To discover the frightening power that social judgment wields over one’s head is perhaps the universal inheritance of adolescence. But what is striking is the artistic, even literary way in which Eleanor describes her feelings of inadequacy and self-consciousness. This brings to light a terrible irony. Her rich imagination, vivid inner life, and sensitivity, treasured and fostered during her childhood, were the very instruments wielded in provoking intense feelings of isolation and inadequacy. Tried and prosecuted by the very friends that she had cherished her whole life.

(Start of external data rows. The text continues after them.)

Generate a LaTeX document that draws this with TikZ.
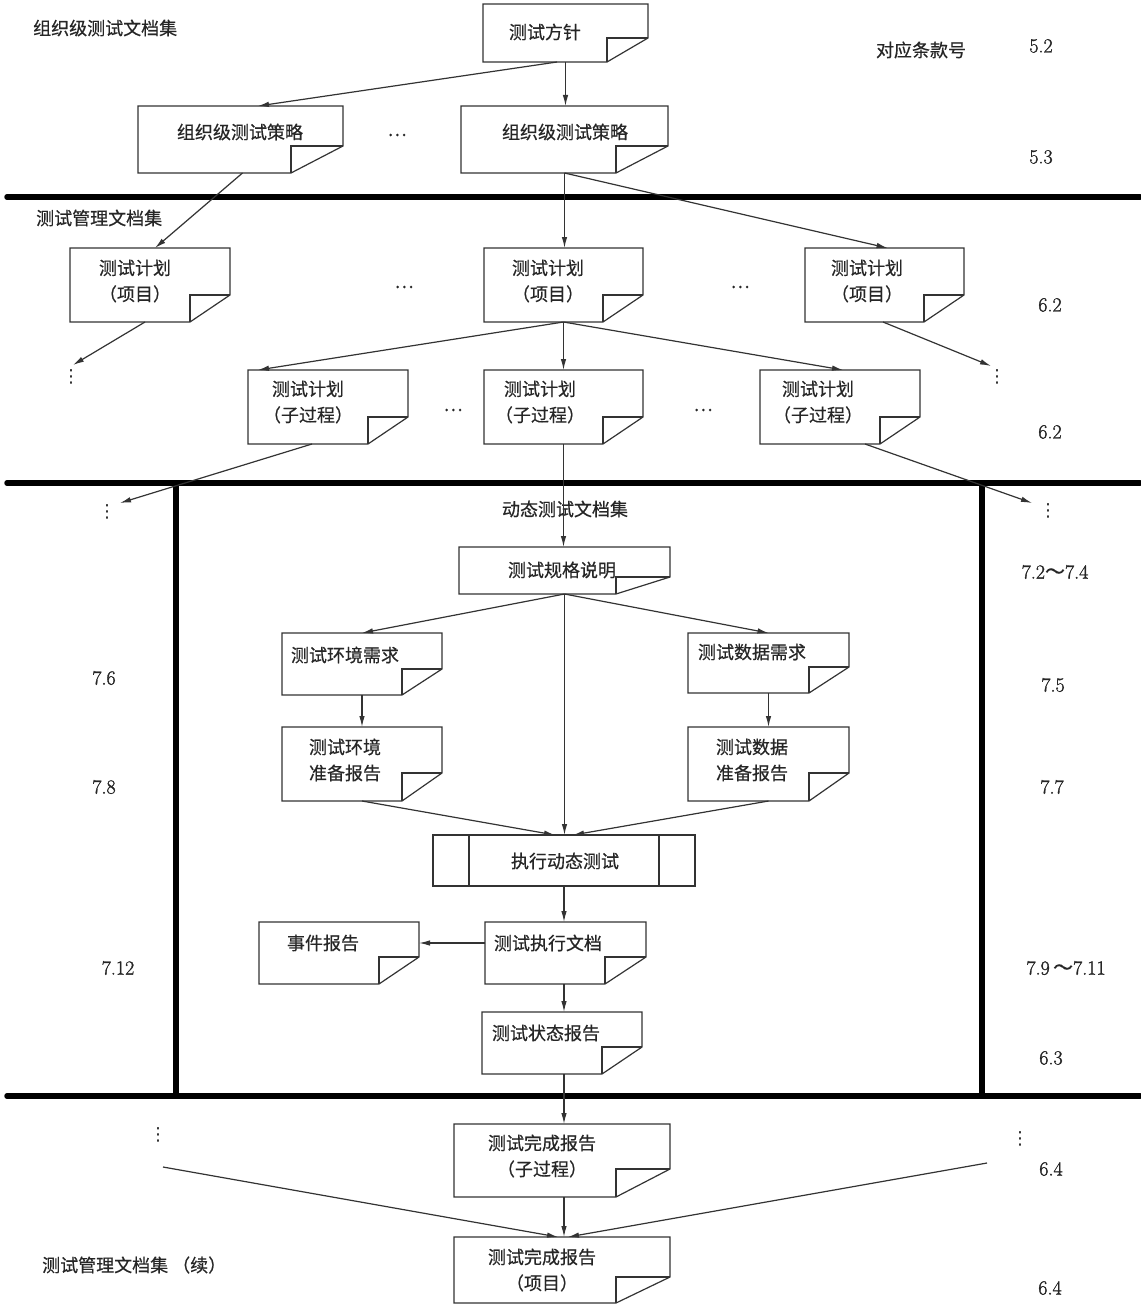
\documentclass[tikz,border=0pt]{standalone}
\usepackage{fontspec}
\newfontfamily\cjk{Noto Sans CJK SC}[FakeBold=0.5]
\newfontfamily\djv{DejaVu Sans}
\newfontfamily\numfont{Latin Modern Roman}[FakeBold=1.4]
\usetikzlibrary{arrows.meta,fit}
\tikzset{
  ln/.style={line width=1.2pt, draw=black!80},
  arr/.style={ln, -{Latex[length=11pt,width=5.5pt]}},
  rulebar/.style={line width=5.5pt, line cap=round, draw=black},
  txt/.style={font=\cjk\fontsize{18}{26}\selectfont, text=black!85, align=center, inner sep=0pt},
  lbl/.style={font=\cjk\fontsize{18}{26}\selectfont, text=black!85, inner sep=0pt},
  num/.style={font=\numfont\fontsize{20}{24}\selectfont, text=black!85, inner sep=0pt},
  dotsn/.style={font=\djv\fontsize{18}{18}\selectfont, text=black!85, inner sep=0pt},
  boxfit/.style={inner sep=0pt, outer sep=0pt},
}
\newcommand\docbox[9]{%
  \node[boxfit, fit={(#2,#3) (#4,#5)}] (#1) {};
  \draw[ln, line join=miter] (#1.north west) -- (#1.north east) -- ([yshift=#7pt]#1.south east) -- ([xshift=-#6pt]#1.south east) -- (#1.south west) -- cycle;
  \draw[ln] ([yshift=#7pt]#1.south east) -- ([xshift=-#6pt,yshift=#7pt]#1.south east) -- ([xshift=-#6pt]#1.south east);
  \node[txt] (#1-t) at #8 {#9};
}
\begin{document}
\begin{tikzpicture}[x=1pt,y=-1pt]
\useasboundingbox[fill=white] (0,0) rectangle (1140,1308);

% thick rules
\draw[rulebar] (7,197) -- (1140,197);
\draw[rulebar] (7,483) -- (1140,483);
\draw[rulebar] (7,1096) -- (1140,1096);
\draw[rulebar, line cap=butt] (176,483) -- (176,1096);
\draw[rulebar, line cap=butt] (982,483) -- (982,1096);

% documents
\docbox{fz}{483}{4}{648}{62}{41}{24}{(545,32)}{测试方针}
\docbox{ol}{138}{106}{343}{173}{52}{27}{(240,132)}{组织级测试策略}
\docbox{or}{461}{106}{668}{173}{52}{27}{(565,132)}{组织级测试策略}
\docbox{pl}{70}{248}{230}{322}{40}{27}{(135,281)}{测试计划\\（项目）}
\docbox{pm}{484}{248}{643}{322}{40}{27}{(548,281)}{测试计划\\（项目）}
\docbox{pr}{805}{248}{964}{322}{40}{27}{(867,281)}{测试计划\\（项目）}
\docbox{sl}{248}{370}{408}{444}{40}{27}{(308,402)}{测试计划\\（子过程）}
\docbox{sm}{484}{370}{643}{444}{40}{27}{(540,402)}{测试计划\\（子过程）}
\docbox{sr}{760}{370}{920}{444}{40}{27}{(818,402)}{测试计划\\（子过程）}
\docbox{spec}{459}{547}{670}{594}{54}{17}{(562,570)}{测试规格说明}
\docbox{envr}{282}{633}{442}{695}{40}{26}{(345,655)}{测试环境需求}
\docbox{datr}{688}{633}{849}{693}{40}{26}{(752,652)}{测试数据需求}
\docbox{envp}{282}{727}{442}{801}{40}{28}{(345,760)}{测试环境\\准备报告}
\docbox{datp}{688}{727}{849}{801}{40}{28}{(752,760)}{测试数据\\准备报告}
\docbox{inc}{259}{922}{419}{984}{40}{27}{(323,943)}{事件报告}
\docbox{exdoc}{485}{922}{646}{984}{41}{27}{(548,943)}{测试执行文档}
\docbox{stat}{482}{1012}{642}{1074}{40}{27}{(546,1033)}{测试状态报告}
\docbox{cs}{454}{1124}{670}{1197}{54}{28}{(542,1156)}{测试完成报告\\（子过程）}
\docbox{cp}{454}{1237}{670}{1303}{54}{26}{(542,1270)}{测试完成报告\\（项目）}

% predefined process
\node[boxfit, fit={(433,835) (695,886)}, draw=black!80, line width=1.2pt] (exec) {};
\draw[ln] (469,835) -- (469,886);
\draw[ln] (659,835) -- (659,886);
\node[txt] (exec-t) at (565,861) {执行动态测试};

% labels
\node[lbl, anchor=west] (l1) at (33,28) {组织级测试文档集};
\node[lbl] (l2) at (921,50) {对应条款号};
\node[lbl, anchor=west] (l3) at (36,218) {测试管理文档集};
\node[lbl] (l4) at (565,509) {动态测试文档集};
\node[lbl, anchor=west] (l5) at (42,1265) {测试管理文档集 （续）};

\node[lbl] (e1) at (397,135) {…};
\node[lbl] (e2) at (404,287) {…};
\node[lbl] (e3) at (740,287) {…};
\node[lbl] (e4) at (453,410) {…};
\node[lbl] (e5) at (703,410) {…};

\node[num] (n1) at (1041,46) {5.2};
\node[num] (n2) at (1041,157) {5.3};
\node[num] (n3) at (1050,305) {6.2};
\node[num] (n4) at (1050,432) {6.2};
\node[num] (n5) at (1055,572) {7.2{\cjk ～}7.4};
\node[num] (n6) at (104,678) {7.6};
\node[num] (n7) at (1053,685) {7.5};
\node[num] (n8) at (104,787) {7.8};
\node[num] (n9) at (1052,787) {7.7};
\node[num] (n10) at (118,968) {7.12};
\node[num] (n11) at (1066,968) {7.9\,{\cjk ～}7.11};
\node[num] (n12) at (1051,1058) {6.3};
\node[num] (n13) at (1051,1169) {6.4};
\node[num] (n14) at (1050,1288) {6.4};

% vertical dots
\node[dotsn] (d1) at (71,377) {⋮};
\node[dotsn] (d2) at (997,377) {⋮};
\node[dotsn] (d3) at (107,512) {⋮};
\node[dotsn] (d4) at (1048,511) {⋮};
\node[dotsn] (d5) at (158,1135) {⋮};
\node[dotsn] (d6) at (1020,1139) {⋮};

% connectors
\draw[arr] (fz.south) -- (fz.south |- or.north);
\draw[arr] ([xshift=-8.5pt]fz.south) -- ([xshift=17.5pt]ol.north);
\draw[arr] ([xshift=2pt]ol.south) -- ([xshift=5pt]pl.north);
\draw[arr] (or.south) -- (or.south |- pm.north);
\draw[arr] (or.south) -- ([xshift=3pt]pr.north);
\draw[arr] ([xshift=-5pt]pl.south) -- ([xshift=2pt,yshift=12pt]d1.center);
\draw[arr] ([xshift=-1.5pt]pr.south) -- ([xshift=-6pt,yshift=11pt]d2.center);
\draw[arr] (pm.south) -- ([xshift=-70pt]sl.north);
\draw[arr] (pm.south) -- (pm.south |- sm.north);
\draw[arr] (pm.south) -- ([xshift=3pt]sr.north);
\draw[arr] ([xshift=-16pt]sl.south) -- ([xshift=13pt,yshift=9pt]d3.center);
\draw[arr] ([xshift=25pt]sr.south) -- ([xshift=-16pt,yshift=8pt]d4.center);
\draw[arr] (sm.south) -- (sm.south |- spec.north);
\draw[arr] (spec.south) -- (envr.north);
\draw[arr] (spec.south) -- (datr.north);
\draw[arr] (spec.south) -- (spec.south |- exec.north);
\draw[arr] (envr.south) -- (envr.south |- envp.north);
\draw[arr] (datr.south) -- (datr.south |- datp.north);
\draw[arr] (envp.south) -- ([xshift=-9pt]exec.north);
\draw[arr] (datp.south) -- ([xshift=9pt]exec.north);
\draw[arr] (exec.south) -- (exec.south |- exdoc.north);
\draw[arr] ([yshift=10pt]exdoc.west) -- ([yshift=10pt]inc.east);
\draw[arr] (exec.south |- exdoc.south) -- (exec.south |- stat.north);
\draw[arr] (exec.south |- stat.south) -- (exec.south |- cs.north);
\draw[arr] (exec.south |- cs.south) -- (exec.south |- cp.north);
\coordinate (bl) at (163,1167);
\coordinate (br) at (987,1163);
\draw[arr] (bl) -- ([xshift=-4pt]cp.north);
\draw[arr] (br) -- ([xshift=6pt]cp.north);
\end{tikzpicture}
\end{document}
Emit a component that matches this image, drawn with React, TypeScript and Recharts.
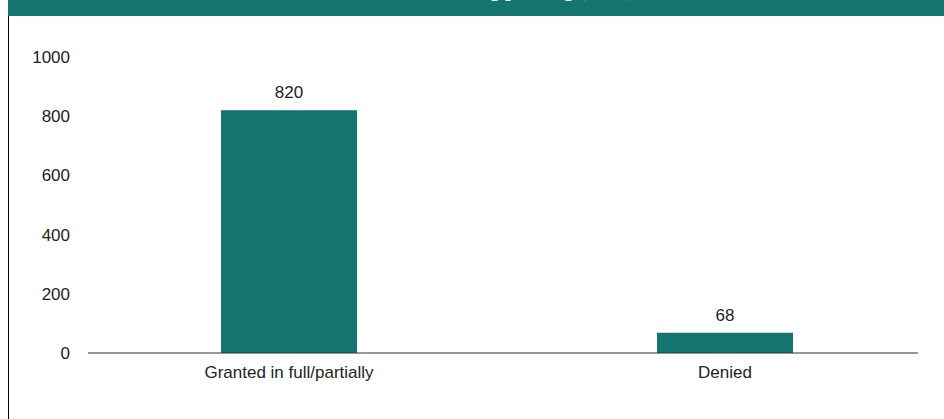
import { BarChart, Bar, XAxis, YAxis, LabelList } from 'recharts';

const categories = ['Granted in full/partially', 'Denied'];
const values = [820, 68];
const yTicks = [0, 200, 400, 600, 800, 1000];
const title = 'Outcome of handling pending (2019)';

const teal = '#137470';

export default function App() {
    const data = categories.map((name, i) => ({ name, value: values[i] }));

    return (
        <div style={{ position: 'absolute', left: 8, top: 0, width: 936, height: 419, fontFamily: '"Liberation Sans", Arial, sans-serif' }}>
            {/* header band, title is cut off at the top */}
            <div style={{ position: 'absolute', left: 0, top: 0, width: 936, height: 16, background: teal, overflow: 'hidden' }}>
                <div style={{ position: 'absolute', left: 0, top: -21, width: 936, textAlign: 'center', color: '#fff', fontFamily: '"Liberation Serif", serif', fontWeight: 'bold', fontSize: 20, lineHeight: '20px', whiteSpace: 'nowrap' }}>
                    {title}
                </div>
            </div>
            <div style={{ position: 'absolute', left: 0, top: 16, width: 1, height: 403, background: '#000' }} />
            <BarChart width={936} height={419} data={data} margin={{ top: 57, right: 26, bottom: 36, left: 0 }}>
                <XAxis
                    dataKey="name"
                    tickLine={false}
                    axisLine={{ stroke: '#333' }}
                    tick={{ fill: '#222', fontSize: 17 }}
                    tickMargin={7}
                    height={30}
                    padding={{ left: -17, right: -25 }}
                />
                <YAxis
                    domain={[0, 1000]}
                    ticks={yTicks}
                    axisLine={false}
                    tickLine={false}
                    tick={{ fill: '#222', fontSize: 17 }}
                    tickMargin={12}
                    width={80}
                />
                <Bar dataKey="value" fill={teal} barSize={136} isAnimationActive={false}>
                    <LabelList dataKey="value" position="top" offset={12} fill="#222" fontSize={17} />
                </Bar>
            </BarChart>
        </div>
    );
}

But despite this, the person that sits before me is one full of life and play. She has a natural sense of play about her, easy to be around like a child. And perhaps this is a testament to an internal well of strength within her, a sort of idealism that is both starry-eyed and resilient. “I really try and let myself feel as much joy as possible” she says to me “Even if there are voices in my head that are telling me I shouldn’t. I think my quest is to embrace the human experience as thoroughly and as genuinely as possible…I’ve never really had a dream career, or thought in terms of that. I’ve always thought more in terms of who I want to be. Y’know, I want to be the kind of person who can carry their words confidently, and can speak to other people empathetically.” Eleanor is a person concerned almost obsessively with the subjective feeling of her world, her life a mirror of the constant shifting and recalculation in nuances of idea and feeling that goes on constantly in her head. It's an internal landscape that's never settled, always moving, feeling, changing. So perhaps where Eleanor lives today, is in the space between ideas, alive to their constant collision. Between individualism and conformity, joy and pain, heaviness and lightness. In between, in the midst of it all, in a mind that hums its own tune.